== TASK INPUTS
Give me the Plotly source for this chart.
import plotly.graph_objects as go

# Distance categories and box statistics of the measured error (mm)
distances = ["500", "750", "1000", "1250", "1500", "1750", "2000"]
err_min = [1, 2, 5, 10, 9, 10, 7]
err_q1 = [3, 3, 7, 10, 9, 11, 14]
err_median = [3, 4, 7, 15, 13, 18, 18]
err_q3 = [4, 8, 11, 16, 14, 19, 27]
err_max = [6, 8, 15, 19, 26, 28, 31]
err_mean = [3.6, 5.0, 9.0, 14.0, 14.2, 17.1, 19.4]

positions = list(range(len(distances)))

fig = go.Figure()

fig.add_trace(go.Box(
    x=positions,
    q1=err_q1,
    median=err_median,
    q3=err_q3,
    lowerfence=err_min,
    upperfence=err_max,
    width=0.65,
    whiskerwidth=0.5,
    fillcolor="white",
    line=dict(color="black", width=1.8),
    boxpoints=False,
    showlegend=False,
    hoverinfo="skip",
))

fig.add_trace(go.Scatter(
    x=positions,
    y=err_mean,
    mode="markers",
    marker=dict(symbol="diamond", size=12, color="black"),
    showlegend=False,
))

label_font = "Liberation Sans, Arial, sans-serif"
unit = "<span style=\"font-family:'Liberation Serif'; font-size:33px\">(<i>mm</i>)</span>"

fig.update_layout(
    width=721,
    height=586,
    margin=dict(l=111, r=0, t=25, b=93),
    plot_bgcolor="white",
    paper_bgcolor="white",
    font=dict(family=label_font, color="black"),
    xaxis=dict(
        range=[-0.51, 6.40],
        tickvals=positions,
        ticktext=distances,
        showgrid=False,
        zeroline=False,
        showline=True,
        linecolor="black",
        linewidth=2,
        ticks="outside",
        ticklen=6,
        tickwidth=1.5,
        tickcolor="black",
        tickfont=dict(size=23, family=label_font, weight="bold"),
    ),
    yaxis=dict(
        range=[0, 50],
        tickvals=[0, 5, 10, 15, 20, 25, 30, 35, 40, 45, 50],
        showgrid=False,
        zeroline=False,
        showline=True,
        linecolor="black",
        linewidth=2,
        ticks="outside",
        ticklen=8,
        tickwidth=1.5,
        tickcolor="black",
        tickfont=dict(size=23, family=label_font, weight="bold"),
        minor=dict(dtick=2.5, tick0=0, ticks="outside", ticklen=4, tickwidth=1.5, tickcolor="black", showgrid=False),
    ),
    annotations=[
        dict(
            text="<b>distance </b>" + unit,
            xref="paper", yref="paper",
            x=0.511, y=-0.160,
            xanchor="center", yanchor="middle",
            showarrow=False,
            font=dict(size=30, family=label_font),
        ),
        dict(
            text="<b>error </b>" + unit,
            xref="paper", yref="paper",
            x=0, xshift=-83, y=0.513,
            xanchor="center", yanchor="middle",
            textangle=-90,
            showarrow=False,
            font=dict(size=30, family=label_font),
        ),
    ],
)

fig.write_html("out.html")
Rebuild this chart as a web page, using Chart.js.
====
SHORT PROBLEM:
Return the listing above word for word.

WORKED SOLUTION:
Give me the Plotly source for this chart.
import plotly.graph_objects as go

# Distance categories and box statistics of the measured error (mm)
distances = ["500", "750", "1000", "1250", "1500", "1750", "2000"]
err_min = [1, 2, 5, 10, 9, 10, 7]
err_q1 = [3, 3, 7, 10, 9, 11, 14]
err_median = [3, 4, 7, 15, 13, 18, 18]
err_q3 = [4, 8, 11, 16, 14, 19, 27]
err_max = [6, 8, 15, 19, 26, 28, 31]
err_mean = [3.6, 5.0, 9.0, 14.0, 14.2, 17.1, 19.4]

positions = list(range(len(distances)))

fig = go.Figure()

fig.add_trace(go.Box(
    x=positions,
    q1=err_q1,
    median=err_median,
    q3=err_q3,
    lowerfence=err_min,
    upperfence=err_max,
    width=0.65,
    whiskerwidth=0.5,
    fillcolor="white",
    line=dict(color="black", width=1.8),
    boxpoints=False,
    showlegend=False,
    hoverinfo="skip",
))

fig.add_trace(go.Scatter(
    x=positions,
    y=err_mean,
    mode="markers",
    marker=dict(symbol="diamond", size=12, color="black"),
    showlegend=False,
))

label_font = "Liberation Sans, Arial, sans-serif"
unit = "<span style=\"font-family:'Liberation Serif'; font-size:33px\">(<i>mm</i>)</span>"

fig.update_layout(
    width=721,
    height=586,
    margin=dict(l=111, r=0, t=25, b=93),
    plot_bgcolor="white",
    paper_bgcolor="white",
    font=dict(family=label_font, color="black"),
    xaxis=dict(
        range=[-0.51, 6.40],
        tickvals=positions,
        ticktext=distances,
        showgrid=False,
        zeroline=False,
        showline=True,
        linecolor="black",
        linewidth=2,
        ticks="outside",
        ticklen=6,
        tickwidth=1.5,
        tickcolor="black",
        tickfont=dict(size=23, family=label_font, weight="bold"),
    ),
    yaxis=dict(
        range=[0, 50],
        tickvals=[0, 5, 10, 15, 20, 25, 30, 35, 40, 45, 50],
        showgrid=False,
        zeroline=False,
        showline=True,
        linecolor="black",
        linewidth=2,
        ticks="outside",
        ticklen=8,
        tickwidth=1.5,
        tickcolor="black",
        tickfont=dict(size=23, family=label_font, weight="bold"),
        minor=dict(dtick=2.5, tick0=0, ticks="outside", ticklen=4, tickwidth=1.5, tickcolor="black", showgrid=False),
    ),
    annotations=[
        dict(
            text="<b>distance </b>" + unit,
            xref="paper", yref="paper",
            x=0.511, y=-0.160,
            xanchor="center", yanchor="middle",
            showarrow=False,
            font=dict(size=30, family=label_font),
        ),
        dict(
            text="<b>error </b>" + unit,
            xref="paper", yref="paper",
            x=0, xshift=-83, y=0.513,
            xanchor="center", yanchor="middle",
            textangle=-90,
            showarrow=False,
            font=dict(size=30, family=label_font),
        ),
    ],
)

fig.write_html("out.html")
Rebuild this chart as a web page, using Chart.js.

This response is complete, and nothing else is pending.